Bigquery allow partitioning, only by date, at this time.
Lets supose I have a 1billion table rows with inserted_timestamp
field. Lets supose this field has dates from 1 year ago.
What is the right way to move existing data to a new partitioned table?
Edited
I saw there was a elegant solution on Java with version < 2.0 Sharding BigQuery output tables also elaborated at BigQuery partitioning with Beam streams that is to parametrize table name ( or partition suffix ) windowing data.

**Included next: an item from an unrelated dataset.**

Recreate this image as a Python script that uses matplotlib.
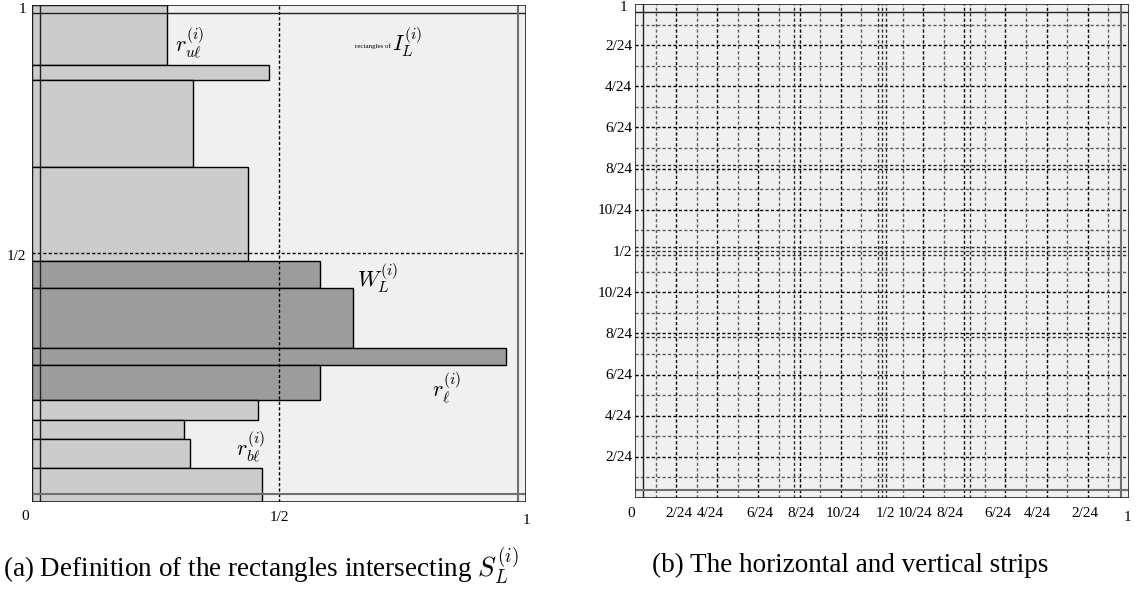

But I miss BigQueryIO.Write
on 2.x beam project also there is no samples about get window time from python serializable function.
I tried to make partitions on pipe but if fails with a large number of partitions ( runs with 100 but fails with 1000 ).
This is my code as far as I could:
( p
| 'lectura' >> beam.io.ReadFromText(input_table)
| 'noheaders' >> beam.Filter(lambda s: s[0].isdigit())
| 'addtimestamp' >> beam.ParDo(AddTimestampDoFn())
| 'window' >> beam.WindowInto(beam.window.FixedWindows(60))
| 'table2row' >> beam.Map( to_table_row )
| 'write2table' >> beam.io.Write(beam.io.BigQuerySink(
output_table, #<-- unable to parametrize by window
dataset=my_dataset,
project=project,
schema='dia:DATE, classe:STRING, cp:STRING, import:FLOAT',
create_disposition=CREATE_IF_NEEDED,
write_disposition=WRITE_TRUNCATE,
)
)
)
p.run()